An Amlo presidency would be a step into the unknown for Mexico. His Morena party is only two years old; by contrast, Pena Nieto’s PRI has roots in the Mexican Revolution of a century ago, and has been in power for all but 12 years since then. An early test of the 2018 contenders may come in June this year when several states hold local elections.

‘Chavez Wannabe’

There’s at least one Latin American precedent that’s encouraging for a left-leaning, nicknamed politician on the comeback trail. Luiz Inacio Da Silva finally won Brazil’s presidency for his Workers’ Party in 2002 after three failed attempts.

If Amlo can repeat Lula’s feat, it will spell trouble for Washington, according to Jose Cardenas, a former senior official at the State Department. The Brazilian toned down his populism once he took office. Lopez Obrador, according to Cardenas, bears a closer resemblance to another Latin leader who didn’t.

Amlo is a “Hugo Chavez wannabe,” Cardenas wrote in National Review. He warned of likely disputes “on everything from border security, counterterrorism, and drug-war cooperation to deportations and restricting Central American migration.”

Every item on that list is a hot-button issue for Trump. But, as seen from Mexico, they’re primarily northern problems.

South of the border, corruption and violence -- especially the disappearance and killing of dozens of students two years ago, in which the police were implicated -- had spread disillusion with the political establishment well before Trump’s arrival.

Nafta ‘Straitjacket’

Lopez Obrador would add the country’s U.S.-friendly energy and agriculture policies to the catalog of woes.

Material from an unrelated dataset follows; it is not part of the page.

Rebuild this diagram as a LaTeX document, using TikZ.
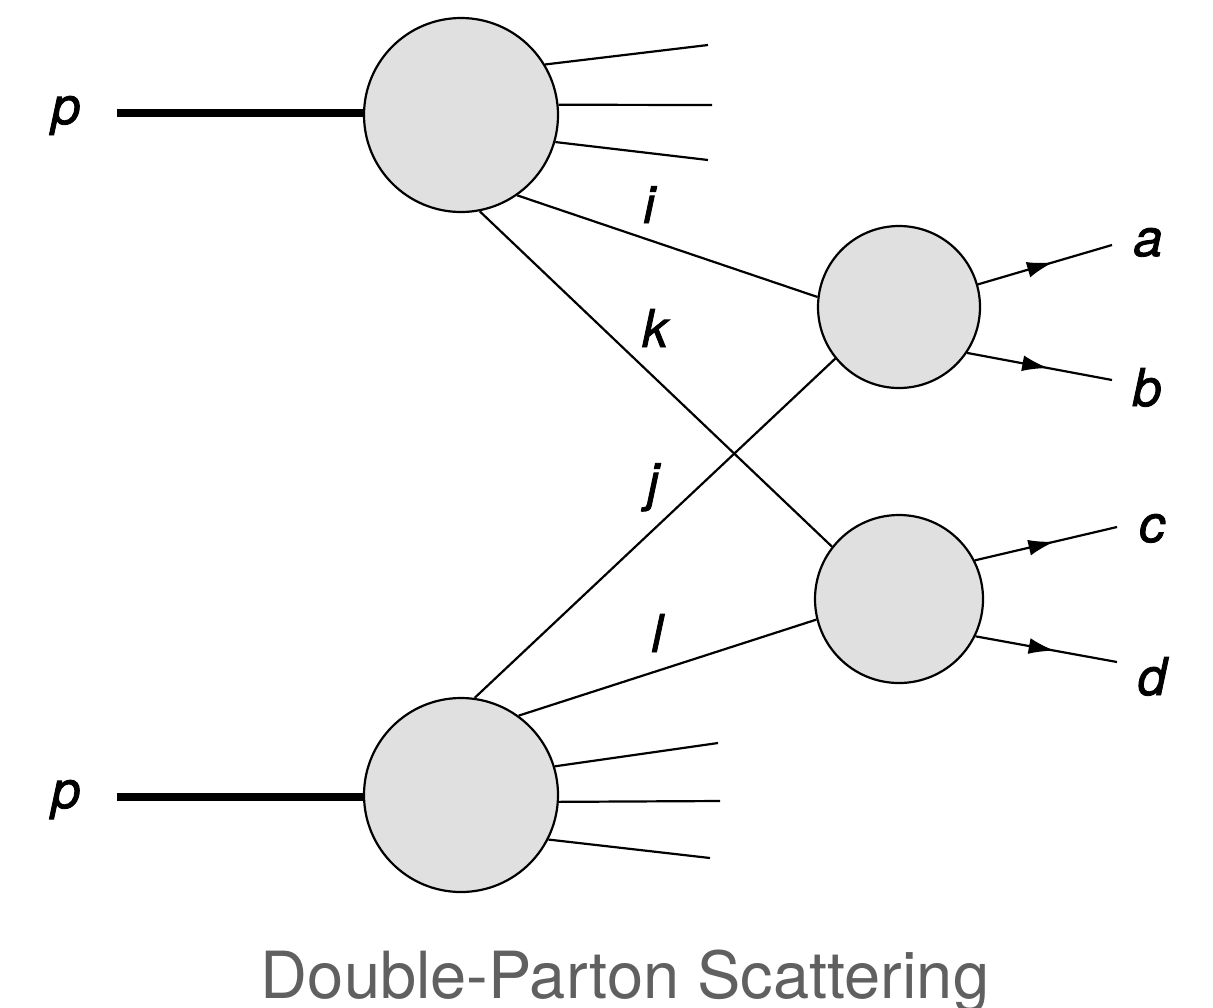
\documentclass[tikz,border=0pt]{standalone}
\usepackage{fontspec}
\setmainfont{TeX Gyre Heros}
\newfontfamily\lblfont[ItalicFeatures={FakeBold=1.6}]{TeX Gyre Heros}
\usetikzlibrary{arrows.meta,decorations.markings}
\definecolor{blobfill}{HTML}{E0E0E0}
\definecolor{captiongray}{HTML}{606060}
\tikzset{
  blob/.style={circle,draw=black,line width=1.1pt,fill=blobfill,inner sep=0pt},
  parton/.style={draw=black,line width=1.1pt},
  beam/.style={draw=black,line width=4pt},
  outgoing/.style={draw=black,line width=1.1pt,
    decoration={markings,mark=at position 0.56 with {\arrow{Latex[length=13pt,width=8pt]}}},
    postaction={decorate}},
  lbl/.style={font=\lblfont\fontsize{26}{30}\selectfont\itshape,anchor=base,inner sep=0pt},
}
\begin{document}
\begin{tikzpicture}[x=0.5pt,y=-0.5pt]
\useasboundingbox (0,0) rectangle (1213,1007);

% blobs: two protons and two hard scatterings
\node[blob,minimum size=97pt] (T) at (461,115) {};
\node[blob,minimum size=97pt] (L) at (461,795) {};
\node[blob,minimum size=81pt] (A) at (899,307) {};
\node[blob,minimum size=84pt] (B) at (899,599) {};

% free ends
\coordinate (pt) at (117,113);
\coordinate (pb) at (117,797);
\coordinate (t1) at (708,45);
\coordinate (t2) at (712,105);
\coordinate (t3) at (708,160);
\coordinate (b1) at (718,743);
\coordinate (b2) at (720,801);
\coordinate (b3) at (710,858);
\coordinate (ea) at (1112,245);
\coordinate (eb) at (1112,380);
\coordinate (ec) at (1117,527);
\coordinate (ed) at (1117,662);

% incoming protons
\draw[beam] (pt) -- (pt -| T.west);
\draw[beam] (pb) -- (pb -| L.west);

% remnants
\draw[parton] (T.31) -- (t1);
\draw[parton] (T.6) -- (t2);
\draw[parton] (T.-16) -- (t3);
\draw[parton] (L.17) -- (b1);
\draw[parton] (L.-4) -- (b2);
\draw[parton] (L.-27) -- (b3);

% partons i, k, j, l
\draw[parton] (T.-55) -- (A.173);
\draw[parton] (T.-79) -- (B.142);
\draw[parton] (L.82) -- (A.-141);
\draw[parton] (L.54) -- (B.194);

% final states
\draw[outgoing] (A.16) -- (ea);
\draw[outgoing] (A.-34) -- (eb);
\draw[outgoing] (B.27) -- (ec);
\draw[outgoing] (B.-26) -- (ed);

% labels
\node[lbl] (lp1) at (66,124) {p};
\node[lbl] (lp2) at (66,808) {p};
\node[lbl] (li) at (649,223) {i};
\node[lbl] (lk) at (655,347) {k};
\node[lbl] (lj) at (653,500) {j};
\node[lbl] (ll) at (657,652) {l};
\node[lbl] (la) at (1148,256) {a};
\node[lbl] (lb) at (1147,406) {b};
\node[lbl] (lc) at (1152,542) {c};
\node[lbl] (ld) at (1152,695) {d};

% caption
\node[anchor=base,inner sep=0pt,text=captiongray,font=\fontsize{32.5}{37}\selectfont] (cap) at (625,998) {Double-Parton Scattering};
\end{tikzpicture}
\end{document}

He says Mexico will consume its own gasoline and food on his watch, instead of importing it.

That would mean changes to Nafta, probably not the ones Trump has in mind -- assuming the trade pact survives at all. Its impact on Mexico is hotly debated in any case, and both sides can cite data that backs up their arguments.

Nafta has made no inroads into Mexico’s poverty rate. It stood at 53 percent in 2014, pretty much unchanged from two decades earlier when the trade accord went into effect, according to the World Bank. But the country has attracted billions of dollars of foreign investment in that period, turning it into the worlds seventh-largest automaker and creating thousands of jobs.

Lopez Obrador and his supporters take the glass-half-empty view.

“Nafta is a straitjacket that has kept 50 percent of our society in poverty” said Senator Manuel Bartlett of the Labor Party. “This is not about being antagonistic to the United States, it’s about being nationalist in defense of Mexico’s interests.”

Americans north of the wall may soon get to decide for themselves which description fits Amlo best. He’s planning a speaking tour of U.S. cities with large immigrant communities. First up, on Feb. 12, is Los Angeles.